Otonom araçlar, lojistik sektörünün daha hızlı ve daha verimli olmasını da sağlıyor. Nasıl mı? İnsan gücüne duyulan ihtiyaç azalınca, mola ve tatil gibi zamanlara da ihtiyaç duyulmuyor. Yani otonom araçlar, lojistik işleyişinin yedi gün 24 saat boyunca, hiç durmadan devam edebilmesini sağlıyor. Yapay zeka gibi teknolojiler ve algoritmalar kullanan araçlar; daha hızlı, daha güvenli rota optimizasyonları sayesinde teslimat sürelerini azaltıyor.

Güvenlik demişken bahsetmeden geçmemeli. Otonom araçlar sayesinde sektörde oldukça sık görülen, insan kaynaklı, yorgunluk veya dikkatsizlik sonucu oluşabilen kazaların azalacağı; araçlardaki hassas sistemler ve teknolojiler sayesinde çarpışma veya tehlike risklerinin düşeceği, yol güvenliğinin artacağı düşünülüyor.
Otonom araçlar, lojistik sektörünün gezegenimize verdiği çevresel ayak izini de azaltacak. Elektrikli olması nedeniyle çevre dostu olan bu araçlar, şirketlerin sürdürülebilirlik hedefleri de beraberinde getirecek.
İstihdam ve iş alanları değişiyor
İnsan gücünün ve maliyetin azalmasından bahsettik. Tabii ki bu durumun dezavantajı da var, bu mesleği yapanlara duyulan ihtiyacın yok olması. İstihdam alanında ne değişecek derseniz, yeni iş kollarına ihtiyaç duyulacak. Örneğin otonom araçları konusunda uzman bakım elemanları ve veri analistleri, sektörün vazgeçilmesi olacak.
Değişen sadece meslekler olmayacak… Ülkelerin trafik kuralları veya araç sigorta detayları da güncellenecek. Belki hukuk maddelerinde de değişim yaşanacak, çünkü hala otonom araçların kaza yapması durumunda kimin sorumlu olacağına dair soru işaretleri mevcut. Ayrıca otonom araçların verimli çalışabilmesi için yol çizgilerinin, trafik ışıklarının ve diğer altyapıların da güncellenmesi gerekiyor.

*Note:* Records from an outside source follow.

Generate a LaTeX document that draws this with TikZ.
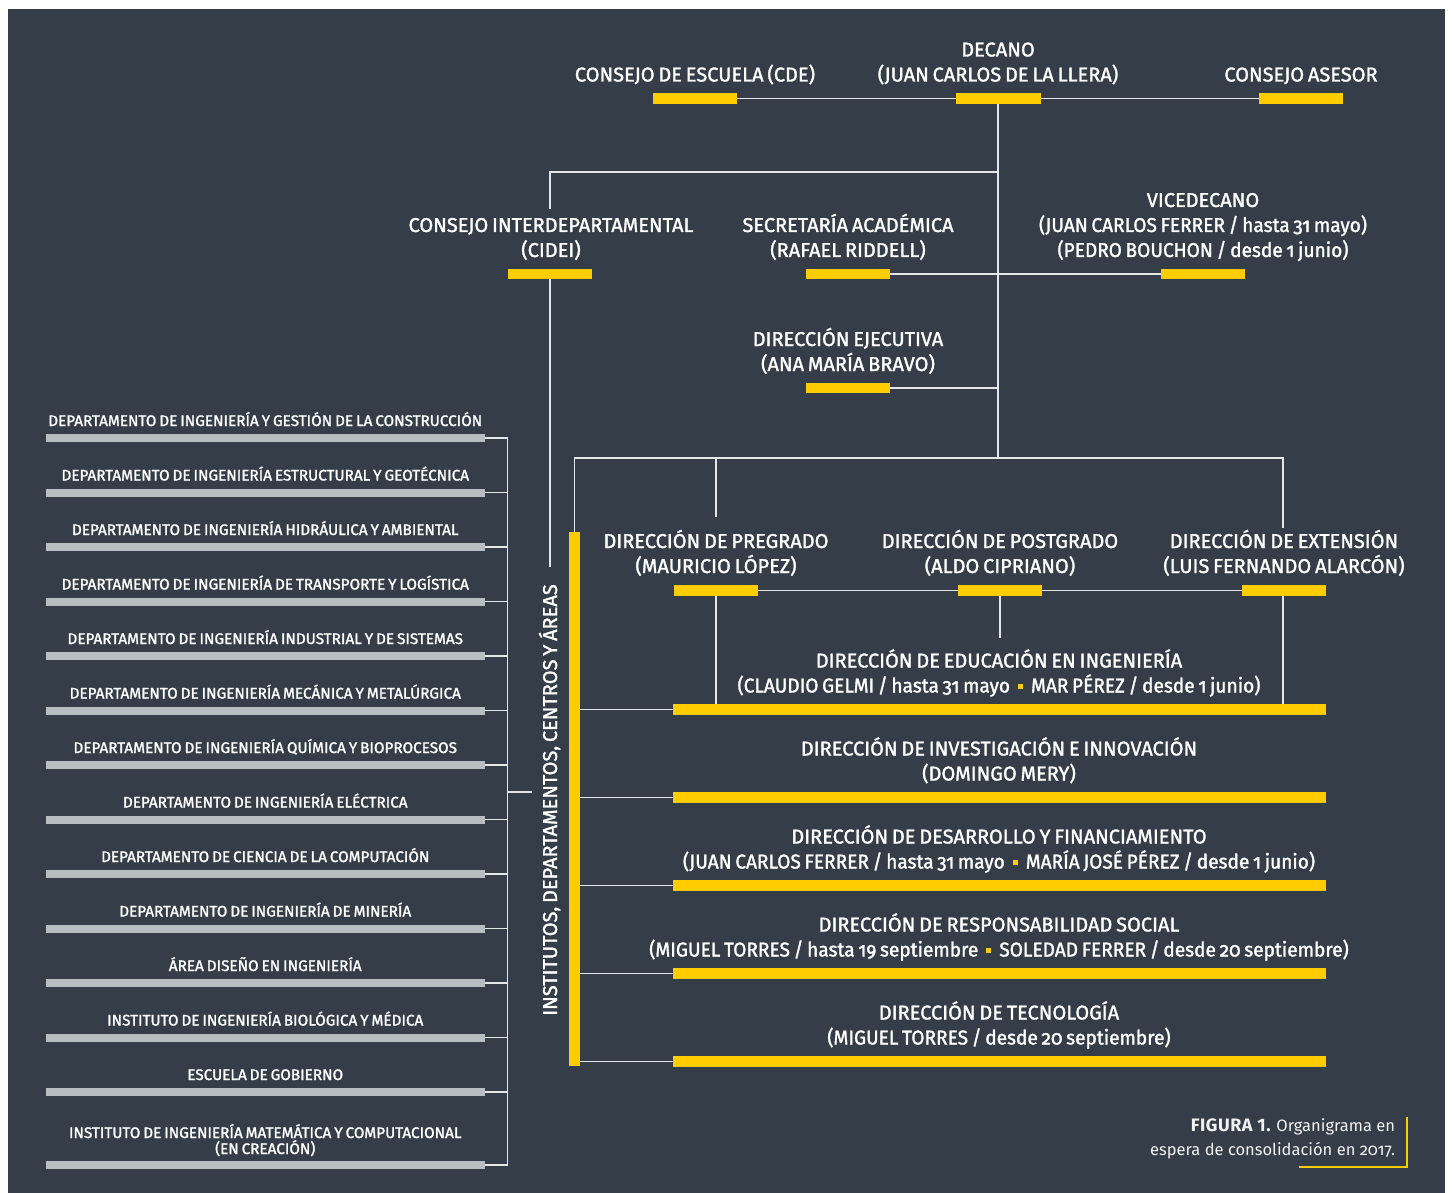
\documentclass[tikz,border=0pt]{standalone}
\usepackage{fontspec}
\setmainfont{Fira Sans}
\newfontfamily\hfont[Numbers=OldStyle,FakeBold=1.5,WordSpace=0.72]{Fira Sans}
\newfontfamily\hlfont[Numbers=OldStyle,FakeBold=1.5,WordSpace=0.72,FakeStretch=0.955]{Fira Sans}
\newfontfamily\capfont[Numbers=OldStyle]{Fira Sans}
\definecolor{bgc}{HTML}{353D48}
\definecolor{ycol}{HTML}{FFCC00}
\definecolor{gcol}{HTML}{B8BDC1}
\definecolor{lcol}{HTML}{E4E6E8}
\newcommand\ysq{\hspace{0.4em}\raisebox{3.7pt}{\textcolor{ycol}{\rule{5pt}{5pt}}}\hspace{0.4em}}
\tikzset{
  hd/.style={font=\hfont\fontsize{20}{24}\selectfont, text=white, inner sep=0pt, outer sep=0pt, anchor=base},
  hdl/.style={font=\hlfont\fontsize{20}{24}\selectfont, text=white, inner sep=0pt, outer sep=0pt, anchor=base},
  dp/.style={font=\hfont\fontsize{15.3}{18}\selectfont, text=white, inner sep=0pt, outer sep=0pt, anchor=base},
  cp/.style={font=\capfont\fontsize{16.5}{20}\selectfont, text=white!90!gray, inner sep=0pt, outer sep=0pt, anchor=base east},
  ybar/.style={fill=ycol, inner sep=0pt, outer sep=0pt, minimum width=84.5pt, minimum height=10.5pt},
  wbar/.style={fill=ycol, inner sep=0pt, outer sep=0pt, minimum width=653pt, minimum height=10.5pt},
  gbar/.style={fill=gcol, inner sep=0pt, outer sep=0pt, minimum width=438.5pt, minimum height=8pt},
  conn/.style={draw=lcol, line width=1.5pt},
}
\begin{document}
\begin{tikzpicture}[x=1pt,y=-1pt]
\fill[white] (0,0) rectangle (1452,1193);
\fill[bgc] (8,9) rectangle (1445,1193);
\useasboundingbox (0,0) rectangle (1452,1193);

% ---- top tier ----
\node[hd] (dec1) at (998,56.5) {DECANO};
\node[hd] (dec2) at (998,81.5) {(JUAN CARLOS DE LA LLERA)};
\node[ybar] (dec) at (998.5,98.5) {};
\node[hd] (cde1) at (695,81.5) {CONSEJO DE ESCUELA (CDE)};
\node[ybar] (cde) at (695,98.5) {};
\node[hd] (ase1) at (1301,81.5) {CONSEJO ASESOR};
\node[ybar] (ase) at (1301,98.5) {};

% ---- second tier ----
\node[hd] (cid1) at (551,232) {CONSEJO INTERDEPARTAMENTAL};
\node[hd] (cid2) at (551,257) {(CIDEI)};
\node[ybar] (cid) at (550,274) {};
\node[hd] (sec1) at (848,232) {SECRETARÍA ACADÉMICA};
\node[hd] (sec2) at (848,257) {(RAFAEL RIDDELL)};
\node[ybar] (sec) at (848,274) {};
\node[hd] (vic1) at (1203,207) {VICEDECANO};
\node[hdl] (vic2) at (1203,232) {(JUAN CARLOS FERRER / hasta 31 mayo)};
\node[hdl] (vic3) at (1203,257) {(PEDRO BOUCHON / desde 1 junio)};
\node[ybar] (vic) at (1203,274) {};
\node[hd] (dej1) at (848,346) {DIRECCIÓN EJECUTIVA};
\node[hd] (dej2) at (848,371) {(ANA MARÍA BRAVO)};
\node[ybar] (dej) at (848,388) {};

% ---- direcciones ----
\node[hd] (pre1) at (716,548) {DIRECCIÓN DE PREGRADO};
\node[hd] (pre2) at (716,573) {(MAURICIO LÓPEZ)};
\node[ybar] (pre) at (716,590.5) {};
\node[hd] (pos1) at (1000,548) {DIRECCIÓN DE POSTGRADO};
\node[hd] (pos2) at (1000,573) {(ALDO CIPRIANO)};
\node[ybar] (pos) at (1000,590.5) {};
\node[hd] (ext1) at (1284,548) {DIRECCIÓN DE EXTENSIÓN};
\node[hd] (ext2) at (1284,573) {(LUIS FERNANDO ALARCÓN)};
\node[ybar] (ext) at (1284,590.5) {};

% ---- wide direcciones ----
\node[hd] (w1a) at (999,667.5) {DIRECCIÓN DE EDUCACIÓN EN INGENIERÍA};
\node[hdl] (w1b) at (999,692.5) {(CLAUDIO GELMI / hasta 31 mayo\ysq MAR PÉREZ / desde 1 junio)};
\node[wbar] (w1) at (999.5,709.5) {};
\node[hd] (w2a) at (999,755.5) {DIRECCIÓN DE INVESTIGACIÓN E INNOVACIÓN};
\node[hd] (w2b) at (999,780.5) {(DOMINGO MERY)};
\node[wbar] (w2) at (999.5,797.5) {};
\node[hd] (w3a) at (999,843.5) {DIRECCIÓN DE DESARROLLO Y FINANCIAMIENTO};
\node[hdl] (w3b) at (999,868.5) {(JUAN CARLOS FERRER / hasta 31 mayo\ysq MARÍA JOSÉ PÉREZ / desde 1 junio)};
\node[wbar] (w3) at (999.5,885.5) {};
\node[hd] (w4a) at (999,931.5) {DIRECCIÓN DE RESPONSABILIDAD SOCIAL};
\node[hdl] (w4b) at (999,956.5) {(MIGUEL TORRES / hasta 19 septiembre\ysq SOLEDAD FERRER / desde 20 septiembre)};
\node[wbar] (w4) at (999.5,973.5) {};
\node[hd] (w5a) at (999,1019.5) {DIRECCIÓN DE TECNOLOGÍA};
\node[hdl] (w5b) at (999,1044.5) {(MIGUEL TORRES / desde 20 septiembre)};
\node[wbar] (w5) at (999.5,1061.5) {};

% ---- vertical yellow bar and label ----
\node[fill=ycol, inner sep=0pt, outer sep=0pt, minimum width=11pt, minimum height=534pt] (vb) at (574.5,799) {};
\node[hd, rotate=90] (inst) at (557,800) {INSTITUTOS, DEPARTAMENTOS, CENTROS Y ÁREAS};

% ---- departments ----
\foreach \i/\t in {0/{DEPARTAMENTO DE INGENIERÍA Y GESTIÓN DE LA CONSTRUCCIÓN},
                   1/{DEPARTAMENTO DE INGENIERÍA ESTRUCTURAL Y GEOTÉCNICA},
                   2/{DEPARTAMENTO DE INGENIERÍA HIDRÁULICA Y AMBIENTAL},
                   3/{DEPARTAMENTO DE INGENIERÍA DE TRANSPORTE Y LOGÍSTICA},
                   4/{DEPARTAMENTO DE INGENIERÍA INDUSTRIAL Y DE SISTEMAS},
                   5/{DEPARTAMENTO DE INGENIERÍA MECÁNICA Y METALÚRGICA},
                   6/{DEPARTAMENTO DE INGENIERÍA QUÍMICA Y BIOPROCESOS},
                   7/{DEPARTAMENTO DE INGENIERÍA ELÉCTRICA},
                   8/{DEPARTAMENTO DE CIENCIA DE LA COMPUTACIÓN},
                   9/{DEPARTAMENTO DE INGENIERÍA DE MINERÍA},
                   10/{ÁREA DISEÑO EN INGENIERÍA},
                   11/{INSTITUTO DE INGENIERÍA BIOLÓGICA Y MÉDICA},
                   12/{ESCUELA DE GOBIERNO}}{
  \node[dp] (dt\i) at (265.25,{438+54.5*\i-12}) {\t};
  \node[gbar] (g\i) at (265.25,{438+54.5*\i}) {};
}
\node[dp] (dt13a) at (265.25,1138) {INSTITUTO DE INGENIERÍA MATEMÁTICA Y COMPUTACIONAL};
\node[dp] (dt13b) at (265.25,1154) {(EN CREACIÓN)};
\node[gbar] (g13) at (265.25,1165) {};

% ---- caption ----
\node[cp] (cap1) at (1395,1131) {{\fontsize{18}{20}\selectfont\bfseries\addfontfeatures{Numbers=Lining,LetterSpace=3}FIGURA 1.} Organigrama en};
\node[cp] (cap2) at (1395,1155) {espera de consolidación en 2017.};
\coordinate (capA) at (1407,1117);
\coordinate (capB) at (1407,1167);
\coordinate (capC) at (1299,1167);
\draw[ycol, line width=1.5pt] (capA) -- (capB) -- (capC);

% ---- connectors ----
\coordinate (j1) at (998,172);
\coordinate (cidtop) at (550,209);
\coordinate (t4) at (998,458);
\coordinate (cidend) at (550,567);
\coordinate (pretop) at (716,517);
\coordinate (exttop) at (1283,528);
\coordinate (brt) at (507.5,438);
\coordinate (brb) at (507.5,1165);
\coordinate (stub) at (532,792);

\draw[conn] (cde.east) -- (dec.west);
\draw[conn] (dec.east) -- (ase.west);
\draw[conn] (dec.south -| t4) -- (t4);
\draw[conn] (j1) -| (cidtop);
\draw[conn] (sec.east) -- (vic.west);
\draw[conn] (dej.east) -- (dej.east -| t4);
\draw[conn] (cid.south) -- (cidend);
\draw[conn] (vb.north) |- (t4 -| exttop) -- (exttop);
\draw[conn] (pretop |- t4) -- (pretop);
\draw[conn] (pre.east) -- (pos.west);
\draw[conn] (pos.east) -- (ext.west);
\draw[conn] (pre.south) -- (pre.south |- w1.north);
\draw[conn] (ext.south -| exttop) -- (exttop |- w1.north);
\draw[conn] (pos.south) -- ++(0,42);
\foreach \k in {1,...,5}{
  \draw[conn] (vb.east |- w\k.west) -- (w\k.west);
}
\draw[conn] (brt) -- (brb);
\foreach \i in {0,...,13}{
  \draw[conn] (g\i.east) -- (g\i.east -| brt);
}
\draw[conn] (stub -| brt) -- (stub);
\end{tikzpicture}
\end{document}
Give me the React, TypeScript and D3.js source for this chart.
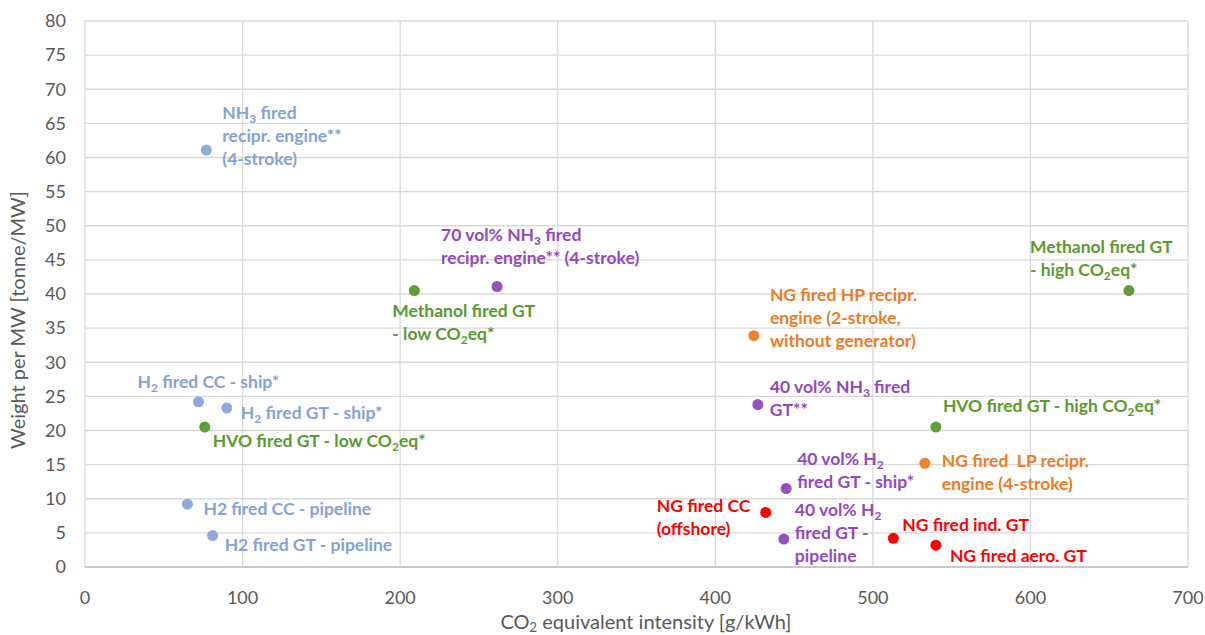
import React from "react";
import * as d3 from "d3";

const names: string[] = [
  "NH_3 fired|recipr. engine**|(4-stroke)",
  "H_2 fired CC - ship*",
  "H_2 fired GT - ship*",
  "HVO fired GT - low CO_2eq*",
  "H2 fired CC - pipeline",
  "H2 fired GT - pipeline",
  "Methanol fired GT|- low CO_2eq*",
  "70 vol% NH_3 fired|recipr. engine** (4-stroke)",
  "NG fired HP recipr.|engine (2-stroke,|without generator)",
  "40 vol% NH_3 fired|GT**",
  "40 vol% H_2|fired GT - ship*",
  "40 vol% H_2|fired GT -|pipeline",
  "NG fired CC|(offshore)",
  "NG fired ind. GT",
  "NG fired aero. GT",
  "HVO fired GT - high CO_2eq*",
  "NG fired  LP recipr.|engine (4-stroke)",
  "Methanol fired GT|- high CO_2eq*",
];
const groups: string[] = [
  "h2", "h2", "h2", "bio", "h2", "h2", "bio", "blend", "ng2", "blend",
  "blend", "blend", "ng", "ng", "ng", "bio", "ng2", "bio",
];
const co2Values: number[] = [
  77, 72, 90, 76, 65, 81, 209, 261.5, 424.5, 427, 445, 443.5, 432, 513, 540, 540, 533, 662.5,
];
const weightValues: number[] = [
  61.1, 24.2, 23.3, 20.5, 9.2, 4.6, 40.5, 41.1, 33.9, 23.8, 11.5, 4.1, 8.0, 4.2, 3.2, 20.5, 15.2, 40.5,
];
const xTicks: number[] = [0, 100, 200, 300, 400, 500, 600, 700];
const yTicks: number[] = d3.range(0, 81, 5);

// label layout offsets (px) relative to each point: [dx, dy of first line centre]
const labelOffsets: [number, number][] = [
  [16, -37], [-61, -20], [14, 5], [8, 14], [16, 5], [12, 9], [-22, 20], [-56, -51],
  [16, -41], [12, -18], [11, -30], [11, -29], [-109, -6], [9, -13], [14, 11], [7, -21],
  [17, -2], [-99, -44],
];

const dotColors: Record<string, string> = {
  h2: "#8eaadb",
  bio: "#5f9e37",
  blend: "#9650c4",
  ng2: "#f0802a",
  ng: "#ff0000",
};
const textColors: Record<string, string> = {
  h2: "#84a2d9",
  bio: "#5a9a2f",
  blend: "#9248c2",
  ng2: "#f07b22",
  ng: "#ff0000",
};

const W = 1205;
const H = 635;
const margin = { left: 85, right: 17, top: 21, bottom: 68 };

function renderLine(line: string, key: number, x: number, y: number) {
  const parts = line.split(/(_\d)/);
  return (
    <text key={key} x={x} y={y} style={{ whiteSpace: "pre" }}>
      {parts.map((p, i) =>
        p.startsWith("_") ? (
          <tspan key={i} dy={4} fontSize={12}>
            {p.slice(1)}
          </tspan>
        ) : (
          <tspan key={i} dy={i > 0 && parts[i - 1].startsWith("_") ? -4 : 0}>
            {p}
          </tspan>
        )
      )}
    </text>
  );
}

export default function App() {
  const x = d3.scaleLinear().domain([0, 700]).range([margin.left, W - margin.right]);
  const y = d3.scaleLinear().domain([0, 80]).range([H - margin.bottom, margin.top]);
  const lineH = 23;

  return (
    <svg width={W} height={H} style={{ position: "absolute", left: 0, top: 0, background: "#fff" }}
      fontFamily="Lato, 'Open Sans', sans-serif">
      <g>
        {yTicks.map((t) => (
          <line key={"gy" + t} x1={x(0)} x2={x(700)} y1={y(t)} y2={y(t)} stroke="#d9d9d9" strokeWidth={1.3} />
        ))}
        {xTicks.map((t) => (
          <line key={"gx" + t} x1={x(t)} x2={x(t)} y1={y(0)} y2={y(80)} stroke="#d9d9d9" strokeWidth={1.3} />
        ))}
        <line x1={x(0)} x2={x(700)} y1={y(0)} y2={y(0)} stroke="#bfbfbf" strokeWidth={1.3} />
      </g>
      <g fill="#595959" fontSize={18}>
        {yTicks.map((t) => (
          <text key={"ty" + t} x={x(0) - 19} y={y(t)} dy="0.35em" textAnchor="end">
            {t}
          </text>
        ))}
        {xTicks.map((t) => (
          <text key={"tx" + t} x={x(t)} y={y(0) + 37} textAnchor="middle">
            {t}
          </text>
        ))}
        <text x={646} y={H - 6} textAnchor="middle" fontSize={20}>
          CO<tspan dy={3} fontSize={13}>2</tspan><tspan dy={-3}> equivalent intensity [g/kWh]</tspan>
        </text>
        <text transform={`translate(25,320) rotate(-90)`} textAnchor="middle" fontSize={20}>
          Weight per MW [tonne/MW]
        </text>
      </g>
      <g>
        {co2Values.map((v, i) => (
          <circle key={"p" + i} cx={x(v)} cy={y(weightValues[i])} r={5.5} fill={dotColors[groups[i]]} />
        ))}
      </g>
      <g fontSize={17.5} fontWeight={700}>
        {names.map((n, i) => {
          const px = x(co2Values[i]) + labelOffsets[i][0];
          const py = y(weightValues[i]) + labelOffsets[i][1] + 6;
          return (
            <g key={"l" + i} fill={textColors[groups[i]]}>
              {n.split("|").map((line, j) => renderLine(line, j, px, py + j * lineH))}
            </g>
          );
        })}
      </g>
    </svg>
  );
}
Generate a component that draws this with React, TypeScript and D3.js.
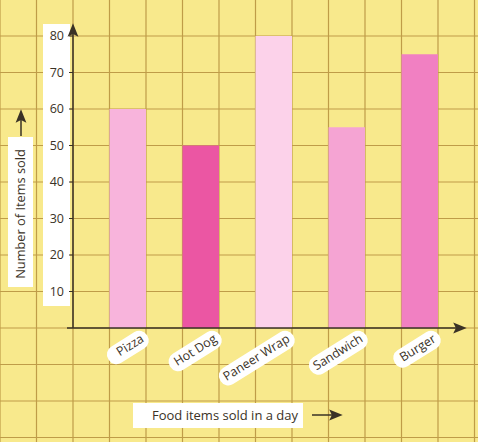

Bir yandan da bu durum siber riskleri de beraberinde getiriyor. Bu değişimin getireceği negatif sonuçlar da olacak. Otonom araçlar internete bağlı çalıştığı için siber saldırılara açık hale gelebilecek ve saldırı durumunda büyük lojistik firmalar zarar görebilecek. Veri gizliliği de bir başka konu, toplanan veriler kötü amaçlarla çalınabilir ve güvenlik sorunlarına yol açabilecek.